WORK TO BE COMPLETED —
Will you return, word for word, only the lines from the top of the data below down to and including the one with "Chart.register(...registerables);"?

= = = =

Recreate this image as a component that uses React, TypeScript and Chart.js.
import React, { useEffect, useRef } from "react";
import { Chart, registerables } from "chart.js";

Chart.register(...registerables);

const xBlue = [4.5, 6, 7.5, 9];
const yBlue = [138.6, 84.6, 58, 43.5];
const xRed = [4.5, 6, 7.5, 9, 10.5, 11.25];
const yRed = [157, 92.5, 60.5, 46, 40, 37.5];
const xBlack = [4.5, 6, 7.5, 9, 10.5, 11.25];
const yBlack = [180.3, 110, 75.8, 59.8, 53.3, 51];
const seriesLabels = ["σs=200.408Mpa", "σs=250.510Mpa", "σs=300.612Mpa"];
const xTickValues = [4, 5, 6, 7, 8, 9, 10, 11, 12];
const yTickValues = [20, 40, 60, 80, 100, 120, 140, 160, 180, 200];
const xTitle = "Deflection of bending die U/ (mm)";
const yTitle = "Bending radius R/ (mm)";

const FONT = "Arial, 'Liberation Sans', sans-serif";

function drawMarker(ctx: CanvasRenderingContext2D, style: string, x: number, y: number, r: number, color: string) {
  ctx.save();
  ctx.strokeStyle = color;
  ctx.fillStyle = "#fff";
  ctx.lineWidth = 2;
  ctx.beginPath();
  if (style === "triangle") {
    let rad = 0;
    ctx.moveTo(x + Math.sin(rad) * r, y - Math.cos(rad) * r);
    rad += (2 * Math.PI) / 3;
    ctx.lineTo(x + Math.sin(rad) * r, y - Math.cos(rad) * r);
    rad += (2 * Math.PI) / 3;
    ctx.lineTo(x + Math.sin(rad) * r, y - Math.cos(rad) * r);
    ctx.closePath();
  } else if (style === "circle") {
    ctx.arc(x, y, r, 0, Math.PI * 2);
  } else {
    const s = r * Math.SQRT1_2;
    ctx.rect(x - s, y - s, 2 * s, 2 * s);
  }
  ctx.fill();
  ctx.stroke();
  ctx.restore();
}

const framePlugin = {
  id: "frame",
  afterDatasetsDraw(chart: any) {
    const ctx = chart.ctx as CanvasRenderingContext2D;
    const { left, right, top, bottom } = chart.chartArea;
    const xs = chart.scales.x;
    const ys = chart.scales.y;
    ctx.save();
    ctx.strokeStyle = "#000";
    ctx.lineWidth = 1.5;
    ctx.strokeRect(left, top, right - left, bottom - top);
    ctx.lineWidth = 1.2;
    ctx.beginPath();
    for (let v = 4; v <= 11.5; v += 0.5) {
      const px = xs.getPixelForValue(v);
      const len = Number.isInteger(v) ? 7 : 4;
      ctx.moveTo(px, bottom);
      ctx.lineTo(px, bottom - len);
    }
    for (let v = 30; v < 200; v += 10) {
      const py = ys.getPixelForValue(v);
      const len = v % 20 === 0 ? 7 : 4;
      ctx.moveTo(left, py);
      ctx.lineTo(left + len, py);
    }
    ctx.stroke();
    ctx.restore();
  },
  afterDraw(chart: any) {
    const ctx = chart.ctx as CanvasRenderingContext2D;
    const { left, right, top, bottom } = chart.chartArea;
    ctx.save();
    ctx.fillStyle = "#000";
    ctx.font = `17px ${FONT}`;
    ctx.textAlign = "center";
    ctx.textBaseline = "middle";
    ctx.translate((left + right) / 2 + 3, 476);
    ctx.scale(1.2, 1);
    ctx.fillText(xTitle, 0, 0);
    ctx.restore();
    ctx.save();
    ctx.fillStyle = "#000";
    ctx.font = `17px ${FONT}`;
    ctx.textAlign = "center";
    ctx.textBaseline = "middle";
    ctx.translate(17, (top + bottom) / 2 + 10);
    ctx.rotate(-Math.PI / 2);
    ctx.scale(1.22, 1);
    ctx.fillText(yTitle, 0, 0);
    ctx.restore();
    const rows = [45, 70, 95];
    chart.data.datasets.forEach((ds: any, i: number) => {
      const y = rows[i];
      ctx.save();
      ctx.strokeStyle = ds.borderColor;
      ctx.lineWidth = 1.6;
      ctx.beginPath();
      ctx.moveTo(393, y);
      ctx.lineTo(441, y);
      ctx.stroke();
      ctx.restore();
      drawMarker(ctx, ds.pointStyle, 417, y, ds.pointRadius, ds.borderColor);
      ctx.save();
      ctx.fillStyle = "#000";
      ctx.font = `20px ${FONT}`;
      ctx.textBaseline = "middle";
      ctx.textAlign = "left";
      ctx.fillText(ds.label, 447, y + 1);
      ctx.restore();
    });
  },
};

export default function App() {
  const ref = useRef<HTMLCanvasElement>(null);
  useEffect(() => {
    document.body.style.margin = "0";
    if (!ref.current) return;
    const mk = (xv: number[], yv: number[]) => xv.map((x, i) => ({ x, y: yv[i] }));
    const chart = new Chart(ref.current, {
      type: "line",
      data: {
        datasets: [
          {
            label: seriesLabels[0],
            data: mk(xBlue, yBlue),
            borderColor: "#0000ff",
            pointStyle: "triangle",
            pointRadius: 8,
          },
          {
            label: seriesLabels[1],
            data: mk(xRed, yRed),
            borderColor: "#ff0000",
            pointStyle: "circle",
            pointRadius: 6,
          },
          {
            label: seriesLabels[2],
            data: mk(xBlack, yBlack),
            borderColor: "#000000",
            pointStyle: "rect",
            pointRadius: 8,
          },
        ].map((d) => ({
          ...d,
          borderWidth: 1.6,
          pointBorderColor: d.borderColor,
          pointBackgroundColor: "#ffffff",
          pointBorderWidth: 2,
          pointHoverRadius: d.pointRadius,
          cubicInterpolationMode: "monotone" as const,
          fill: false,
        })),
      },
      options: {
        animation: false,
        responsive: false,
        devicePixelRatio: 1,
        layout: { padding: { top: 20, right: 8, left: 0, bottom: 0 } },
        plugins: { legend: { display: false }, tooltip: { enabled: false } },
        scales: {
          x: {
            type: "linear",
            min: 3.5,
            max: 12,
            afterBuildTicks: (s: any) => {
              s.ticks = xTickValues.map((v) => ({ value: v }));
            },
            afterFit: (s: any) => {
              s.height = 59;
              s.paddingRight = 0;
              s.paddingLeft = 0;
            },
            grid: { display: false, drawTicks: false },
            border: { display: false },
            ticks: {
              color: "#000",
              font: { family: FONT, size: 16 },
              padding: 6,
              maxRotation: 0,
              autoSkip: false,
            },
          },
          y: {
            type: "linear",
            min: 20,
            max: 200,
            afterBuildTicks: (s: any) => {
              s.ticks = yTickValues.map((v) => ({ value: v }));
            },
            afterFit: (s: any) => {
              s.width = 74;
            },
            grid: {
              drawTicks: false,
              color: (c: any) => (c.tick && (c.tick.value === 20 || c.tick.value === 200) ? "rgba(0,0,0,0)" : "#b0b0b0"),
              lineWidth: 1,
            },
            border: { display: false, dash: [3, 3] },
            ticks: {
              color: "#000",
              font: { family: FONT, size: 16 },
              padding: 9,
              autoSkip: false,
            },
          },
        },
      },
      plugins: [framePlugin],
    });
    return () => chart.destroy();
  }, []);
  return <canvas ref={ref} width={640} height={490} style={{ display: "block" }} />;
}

= = = =

ANSWER TO THIS EXERCISE —
Recreate this image as a component that uses React, TypeScript and Chart.js.
import React, { useEffect, useRef } from "react";
import { Chart, registerables } from "chart.js";

Chart.register(...registerables);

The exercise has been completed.